Rechtssache T-307/01
Jean-Paul François
gegen
Kommission der Europäischen Gemeinschaften
„Beamte — Disziplinarordnung — Einstufung in eine niedrigere Dienstaltersstufe — Vertrag über die Bewachung der Gebäude der Kommission — Angemessene Frist — Strafverfahren — Schadensersatzklage“
Urteil des Gerichts (Fünfte Kammer) vom 10. Juni 2004 II-1674
Leitsätze des Urteils
Beamte – Disziplinarordnung – Disziplinarverfahren – Fristen des Artikels 7 des Anhangs IX – Pflicht der Verwaltung, innerhalb einer angemessenen Frist tätig zu werden – Nichterfiillung – Folgen
(Beamtenstatut, Anhang IX, Artikel 7)
Beamte – Disziplinarordnung – Einleitung eines Disziplinarverfahrens – Ausschlussfrist – Fehlen – Pflicht der Verwaltung innerhalb einer angemessenen Frist tätig zu werden – Nichterfüllung – Folgen
(Beamtenstatut, Artikel 86 bis 89; Anhang IX)
Beamte – Disziplinarordnung – Disziplinarverfahren – Gleichzeitige disziplinarrechtliche Ahndung und Strafverfolgung wegen derselben Taten – Verpflichtung der Verwaltung die Rechtsstellung des Beamten erst nach Erlass der rechtskräftigen Entscheidung des Strafgerichts endgültig zu regeln
(Beamtenstatut, Artikel 88 Absatz 5; Anhang IX, Artikel 7 Absatz 2)
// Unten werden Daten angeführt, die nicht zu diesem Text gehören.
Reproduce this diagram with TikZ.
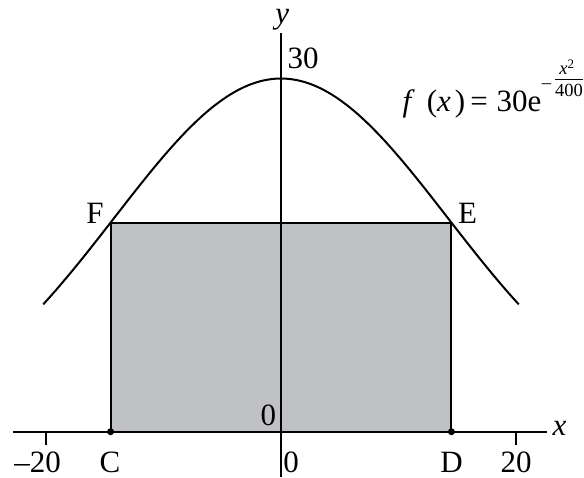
\documentclass[tikz,border=0pt]{standalone}
\usepackage{fontspec}
\setmainfont{Liberation Serif}
\definecolor{rectgray}{RGB}{192,193,197}
\tikzset{
  lbl/.style={inner sep=0pt, font=\fontsize{31}{36}\selectfont},
  explbl/.style={inner sep=0pt, font=\fontsize{18.5}{20}\selectfont},
  axisline/.style={line width=2.1pt, black},
  curveline/.style={line width=2pt, black},
  rectline/.style={line width=2pt, black},
  barline/.style={line width=0.8pt, black},
  dotmark/.style={circle, fill=black, inner sep=0pt, minimum size=7pt}
}
\begin{document}
\begin{tikzpicture}[x=11.77pt, y=11.77pt]
\useasboundingbox (-23.874,-3.849) rectangle (25.743,36.678);
% key points
\coordinate (O) at (0,0);
\coordinate (C) at (-14.48,0);
\coordinate (D) at (14.48,0);
\coordinate (E) at (14.48,17.761);
\coordinate (F) at (-14.48,17.761);
\coordinate (xl) at (-22.77,0);
\coordinate (xr) at (22.57,0);
\coordinate (yt) at (0,33.85);
\coordinate (yb) at (0,-3.85);
\coordinate (tl) at (-20,0);
\coordinate (tlb) at (-20,-1.13);
\coordinate (tr) at (20,0);
\coordinate (trb) at (20,-1.13);
\coordinate (barl) at (23.28,29.96);
\coordinate (barr) at (25.66,29.96);
% shaded rectangle
\fill[rectgray] (C) rectangle (E);
\draw[rectline] (C) -- (F) -- (E) -- (D);
% curve
\draw[curveline] plot[domain=-20.2:20.2, samples=161, smooth] (\x,{30*exp(-\x*\x/400)});
% axes
\draw[axisline] (xl) -- (xr);
\draw[axisline] (yb) -- (yt);
\draw[axisline] (tl) -- (tlb);
\draw[axisline] (tr) -- (trb);
% dots
\node[dotmark] (Cdot) at (C) {};
\node[dotmark] (Ddot) at (D) {};
% labels
\node[lbl, anchor=base] (ylab) at (0.1,34.72) {\itshape y};
\node[lbl, anchor=base] (xlab) at (23.67,-0.28) {\itshape x};
\node[lbl, anchor=base west] (l30) at (0.55,30.87) {30};
\node[lbl, anchor=south east] (l0a) at (-0.4,0.45) {0};
\node[lbl, anchor=base east] (lm20) at (-18.68,-3.5) {–20};
\node[lbl, anchor=base] (lC) at (-14.53,-3.5) {C};
\node[lbl, anchor=base west] (l0b) at (0.18,-3.5) {0};
\node[lbl, anchor=base] (lD) at (14.5,-3.5) {D};
\node[lbl, anchor=base] (l20) at (19.98,-3.5) {20};
\node[lbl, anchor=base] (lF) at (-15.8,17.7) {F};
\node[lbl, anchor=base] (lE) at (15.85,17.7) {E};
% formula
\node[lbl, anchor=base east] (fx) at (22.15,27.19) {\textit{f}\kern12pt(\textit{x}\kern4pt)\kern5pt=\kern9pt30e};
\node[explbl, anchor=base] (fminus) at (22.56,29.13) {–};
\node[explbl, anchor=base] (fnum) at (24.3,30.31) {\textit{x}\textsuperscript{2}};
\node[explbl, anchor=base] (fden) at (24.47,28.5) {400};
\draw[barline] (barl) -- (barr);
\end{tikzpicture}
\end{document}
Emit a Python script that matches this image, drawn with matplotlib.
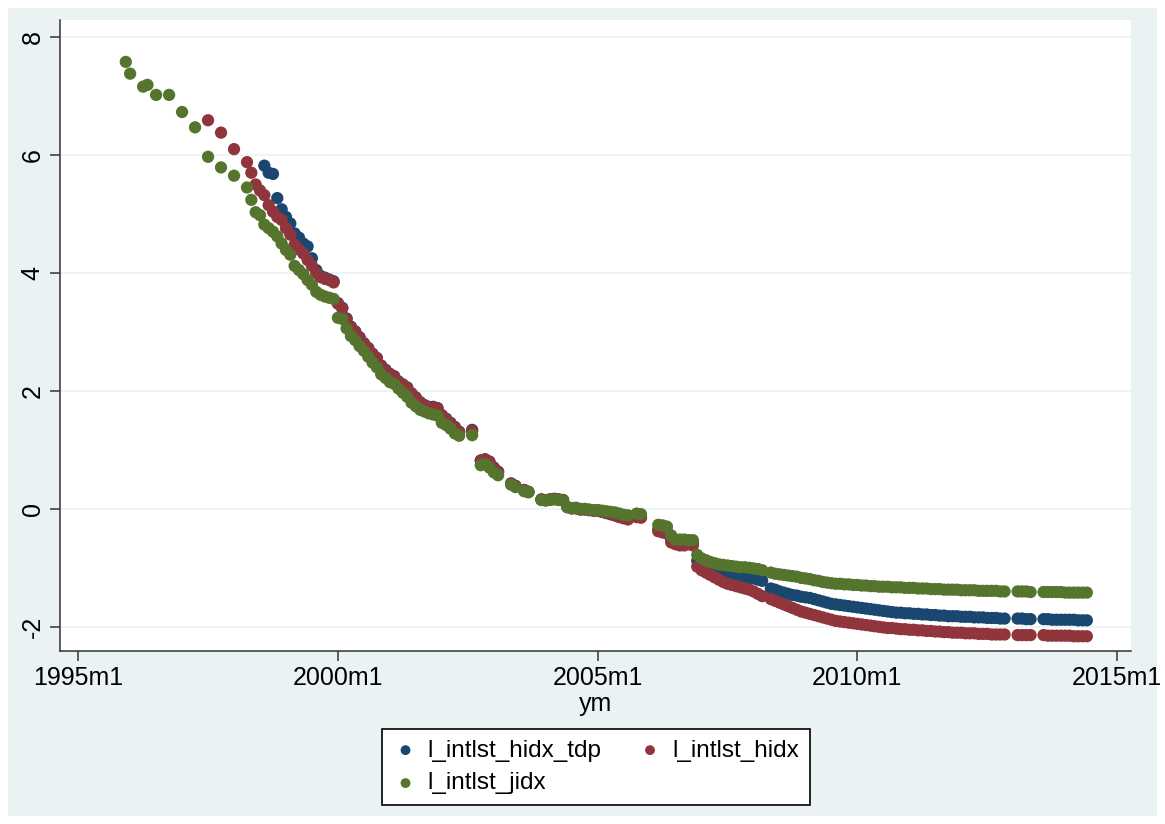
import numpy as np
import matplotlib
matplotlib.use("Agg")
import matplotlib.pyplot as plt
from matplotlib.patches import Rectangle

plt.rcParams["font.family"] = ["Liberation Sans", "DejaVu Sans"]

nan = np.nan

# x is months counted from 1995m1 (= 0)
TDP_START = 43
hidx_tdp = [
    5.82, 5.70, 5.68, 5.27, 5.08, 4.95, 4.84, 4.67,
    4.60, 4.50, 4.45, 4.25, 4.05, 3.95, 3.92, 3.89, 3.86, 3.49,
    3.41, 3.23, 3.09, 3.01, 2.91, 2.81, 2.73, 2.63, 2.56, 2.43,
    2.36, 2.29, 2.25, 2.16, 2.11, 2.06, 1.96, 1.89, 1.81, 1.76,
    1.73, 1.73, 1.71, 1.59, 1.53, 1.46, 1.39, 1.31, nan, nan,
    1.34, nan, 0.82, 0.84, 0.80, 0.70, 0.63, nan, nan, 0.43,
    0.39, nan, 0.32, 0.29, nan, nan, 0.16, 0.15, 0.16, 0.17,
    0.16, 0.15, 0.03, 0.01, 0.01, -0.01, -0.01, -0.02, -0.03, -0.03,
    -0.05, -0.07, -0.09, -0.11, -0.13, -0.15, -0.16, nan, -0.13, -0.14,
    nan, nan, nan, -0.35, -0.37, -0.38, -0.53, -0.56, -0.58, -0.58,
    -0.57, -0.58, -0.88, -0.95, -1.00, -1.03, -1.06, -1.08, -1.09, -1.10,
    -1.12, -1.13, -1.14, -1.15, -1.17, -1.18, -1.20, -1.22, nan, -1.35,
    -1.37, -1.40, -1.42, -1.44, -1.46, -1.47, -1.49, -1.50, -1.51, -1.53,
    -1.55, -1.57, -1.59, -1.61, -1.62, -1.63, -1.64, -1.65, -1.66, -1.67,
    -1.68, -1.69, -1.70, -1.71, -1.72, -1.73, -1.74, -1.75, -1.76, -1.76,
    -1.77, -1.77, -1.78, -1.78, -1.79, -1.79, -1.80, -1.80, -1.81, -1.81,
    -1.82, -1.82, -1.82, -1.83, -1.83, -1.83, -1.84, -1.84, -1.84, -1.85,
    -1.85, -1.85, -1.86, -1.86, nan, nan, -1.86, -1.86, -1.87, -1.87,
    nan, nan, -1.87, -1.87, -1.88, -1.88, -1.88, -1.88, -1.88, -1.88,
    -1.89, -1.89, -1.89,
]

HIDX_START = 30
hidx = [
    6.59,
    nan, nan, 6.38, nan, nan, 6.10, nan, nan, 5.88, 5.70,
    5.50, 5.40, 5.32, 5.15, 5.04, 4.95, 4.90, 4.76, 4.65, 4.48,
    4.40, 4.33, 4.22, 4.12, 4.00, 3.93, 3.90, 3.88, 3.84, 3.48,
    3.40, 3.22, 3.08, 3.00, 2.90, 2.80, 2.72, 2.62, 2.55, 2.42,
    2.35, 2.28, 2.24, 2.15, 2.10, 2.05, 1.95, 1.88, 1.80, 1.75,
    1.72, 1.72, 1.70, 1.58, 1.52, 1.45, 1.38, 1.30, nan, nan,
    1.32, nan, 0.82, 0.84, 0.80, 0.70, 0.63, nan, nan, 0.43,
    0.39, nan, 0.32, 0.29, nan, nan, 0.16, 0.15, 0.16, 0.17,
    0.16, 0.15, 0.03, 0.01, 0.01, -0.01, -0.01, -0.02, -0.03, -0.03,
    -0.05, -0.07, -0.09, -0.11, -0.14, -0.16, -0.18, nan, -0.14, -0.15,
    nan, nan, nan, -0.38, -0.40, -0.42, -0.57, -0.60, -0.62, -0.62,
    -0.60, -0.62, -0.98, -1.04, -1.08, -1.12, -1.16, -1.20, -1.24, -1.27,
    -1.29, -1.31, -1.33, -1.35, -1.37, -1.40, -1.44, -1.48, nan, -1.53,
    -1.56, -1.59, -1.62, -1.65, -1.68, -1.71, -1.74, -1.76, -1.78, -1.80,
    -1.82, -1.84, -1.86, -1.88, -1.90, -1.91, -1.92, -1.93, -1.94, -1.95,
    -1.96, -1.97, -1.98, -1.99, -2.00, -2.01, -2.02, -2.02, -2.03, -2.04,
    -2.04, -2.05, -2.05, -2.06, -2.06, -2.07, -2.07, -2.08, -2.08, -2.09,
    -2.09, -2.10, -2.10, -2.10, -2.11, -2.11, -2.11, -2.12, -2.12, -2.12,
    -2.13, -2.13, -2.13, -2.13, nan, nan, -2.14, -2.14, -2.14, -2.14,
    nan, nan, -2.14, -2.15, -2.15, -2.15, -2.15, -2.15, -2.15, -2.16,
    -2.16, -2.16, -2.16,
]

JIDX_START = 11
jidx = [
    7.58, 7.38, nan, nan, 7.16, 7.19, nan, 7.02, nan, nan,
    7.02, nan, nan, 6.73, nan, nan, 6.47, nan, nan, 5.97,
    nan, nan, 5.79, nan, nan, 5.65, nan, nan, 5.45, 5.24,
    5.03, 4.98, 4.82, 4.76, 4.70, 4.62, 4.50, 4.39, 4.31, 4.12,
    4.05, 3.98, 3.88, 3.80, 3.68, 3.63, 3.60, 3.58, 3.56, 3.24,
    3.22, 3.06, 2.93, 2.86, 2.76, 2.68, 2.58, 2.48, 2.40, 2.28,
    2.22, 2.15, 2.12, 2.04, 1.97, 1.90, 1.80, 1.74, 1.68, 1.65,
    1.62, 1.60, 1.58, 1.46, 1.42, 1.36, 1.28, 1.24, nan, nan,
    1.25, nan, 0.74, 0.76, 0.70, 0.62, 0.57, nan, nan, 0.41,
    0.37, nan, 0.30, 0.28, nan, nan, 0.15, 0.14, 0.15, 0.16,
    0.15, 0.14, 0.03, 0.01, 0.02, 0.00, 0.00, -0.01, -0.02, -0.02,
    -0.03, -0.04, -0.05, -0.06, -0.08, -0.10, -0.11, nan, -0.08, -0.09,
    nan, nan, nan, -0.27, -0.28, -0.30, -0.45, -0.52, -0.52, -0.52,
    -0.53, -0.53, -0.78, -0.84, -0.87, -0.90, -0.92, -0.94, -0.95, -0.96,
    -0.97, -0.98, -0.99, -0.99, -1.00, -1.01, -1.02, -1.04, nan, -1.08,
    -1.10, -1.11, -1.12, -1.13, -1.14, -1.15, -1.17, -1.18, -1.19, -1.21,
    -1.22, -1.24, -1.25, -1.26, -1.27, -1.27, -1.28, -1.28, -1.29, -1.29,
    -1.30, -1.30, -1.31, -1.31, -1.32, -1.32, -1.32, -1.33, -1.33, -1.33,
    -1.34, -1.34, -1.34, -1.35, -1.35, -1.35, -1.36, -1.36, -1.36, -1.37,
    -1.37, -1.37, -1.37, -1.38, -1.38, -1.38, -1.38, -1.39, -1.39, -1.39,
    -1.39, -1.39, -1.40, -1.40, nan, nan, -1.40, -1.40, -1.40, -1.41,
    nan, nan, -1.41, -1.41, -1.41, -1.41, -1.41, -1.42, -1.42, -1.42,
    -1.42, -1.42, -1.42,
]

SERIES = [
    ("l_intlst_hidx_tdp", TDP_START, hidx_tdp, "#1a476f"),
    ("l_intlst_hidx", HIDX_START, hidx, "#90353b"),
    ("l_intlst_jidx", JIDX_START, jidx, "#55752f"),
]

XTICKS = [0, 60, 120, 180, 240]
XTICK_LABELS = ["1995m1", "2000m1", "2005m1", "2010m1", "2015m1"]
YTICKS = [-2, 0, 2, 4, 6, 8]

W, H = 1165, 824
fig = plt.figure(figsize=(W / 100, H / 100), dpi=100, facecolor="white")
fig.patches.append(Rectangle((8 / W, 8 / H), (1157 - 8) / W, (816 - 8) / H,
                             transform=fig.transFigure, facecolor="#eaf2f3",
                             edgecolor="none", zorder=-10))

ax = fig.add_axes([60 / W, (H - 651) / H, (1131 - 60) / W, (651 - 20) / H])
ax.set_facecolor("white")

handles = {}
for i, (name, start, vals, col) in enumerate(SERIES):
    y = np.array(vals, dtype=float)
    x = start + np.arange(len(y))
    handles[name] = ax.scatter(x, y, s=78, color=col, edgecolors="none",
                               label=name, zorder=3 + i)

ax.set_xlim(-4.2, 243.2)
ax.set_ylim(-2.41, 8.29)
ax.set_xticks(XTICKS)
ax.set_xticklabels(XTICK_LABELS)
ax.set_yticks(YTICKS)
ax.set_yticklabels([str(v) for v in YTICKS], rotation=90, va="center")
ax.tick_params(direction="out", length=7, width=1.1, color="#333333",
               labelsize=18, pad=4)
ax.yaxis.grid(True, color="#eaf2f3", lw=1.2)
ax.set_axisbelow(True)
for s in ("top", "right"):
    ax.spines[s].set_visible(False)
for s in ("left", "bottom"):
    ax.spines[s].set_color("#333333")
    ax.spines[s].set_linewidth(1.1)
ax.set_xlabel("ym", fontsize=18, labelpad=1)

order = ["l_intlst_hidx_tdp", "l_intlst_jidx", "l_intlst_hidx"]
leg = fig.legend([handles[k] for k in order], order, loc="center",
                 bbox_to_anchor=(596 / W, (H - 767) / H), ncol=2,
                 fontsize=17.5, markerscale=0.8, frameon=True, fancybox=False,
                 facecolor="white", framealpha=1, edgecolor="black",
                 handlelength=1.0, columnspacing=1.5, handletextpad=0.4,
                 borderpad=0.45, labelspacing=0.45)
leg.get_frame().set_linewidth(1.2)

fig.savefig("out.png", dpi=100, facecolor=fig.get_facecolor())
Beamte – Disziplinarordnung – Disziplinarverfahren – Gleichzeitige disziplinarrechtliche Ahndung und Strafverfolgung wegen derselben Taten – Zweck der Aussetzung des Disziplinarverfahrens – Bindung an die vom Strafgericht getroffenen Feststellungen – Möglichkeit, diese unter den Begriff der disziplinarrechtlich zu ahndenden Pflichtverletzung zu subsumieren
(Beamtenstatut, Artikel 88 Absatz S)
Beamte – Rechte und Pflichten – Missbräuchliche Verwendung eines Bewachungsvertrags zur Einstellung eines Mitarbeiters für die Wahrnehmung administrativer Aufgaben – Allgemein verbreitete Praxis, die als solche nicht betrügerisch ist – Keine Mitteilung oder Distanzierung – Verletzung von Dienstpflichten – Keine Verletzung bei einem Beamten der Laufbahngruppe B
(Beamtenstatut, Artikel 11)
Beamte – Klage – Schadensersatzklage – Aufhebung der angefochtenen Handlung keine angemessene Wiedergutmachung des immateriellen Schadens – Durch ein rechtswidriges Disziplinarverfahren verursachter immaterieller Schaden
(Beamtenstatut, Artikel 91)
Die in Artikel 7 des Anhangs IX des Statuts für den Ablauf des Disziplinarverfahrens vorgesehenen Fristen sind zwar keine Ausschlussfristen, stellen jedoch Regeln ordnungsgemäßer Verwaltung dar, die sowohl im Interesse der Verwaltung als auch der Beamten eine ungerechtfertigte Verzögerung des Beschlusses, der das Disziplinarverfahren beendet, verhindern sollen. Die Disziplinarbehörden sind daher verpflichtet, das Disziplinarverfahren mit Umsicht zu betreiben und jede Verfahrenshandlung in angemessenem zeitlichen Abstand zur vorhergehenden Maßnahme vorzunehmen. Fehlt es an dieser Angemessenheit, die nur anhand des jeweiligen Einzelfalls beurteilt werden kann, so kann dies die Nichtigkeit der verspätet getroffenen Maßnahme zur Folge haben.
(vgl. Randnr. 47)
Auch wenn nämlich in den Artikeln 86 bis 89 des Statuts und seinem Anhang IX keine Frist vorgesehen ist, sind die Disziplinarbehörden insbesondere von der Erlangung der Kenntnis von Vorgängen und Verhaltensweisen an, die Zuwiderhandlungen gegen die Dienstpflichten eines Beamten darstellen können, doch verpflichtet, so vorzugehen, dass die Einleitung des Disziplinarverfahrens innerhalb angemessener Frist erfolgt. Geschieht das nicht, wobei die Angemessenheit der Frist von den Umständen des Einzelfalls abhängt, so kann diese Nichteinhaltung das Disziplinarverfahren, das von der Verwaltung verspätet eingeleitet wurde, rechtswidrig machen und zur Aufhebung der am Ende dieses Verfahrens verhängten Disziplinarmaßnahme führen.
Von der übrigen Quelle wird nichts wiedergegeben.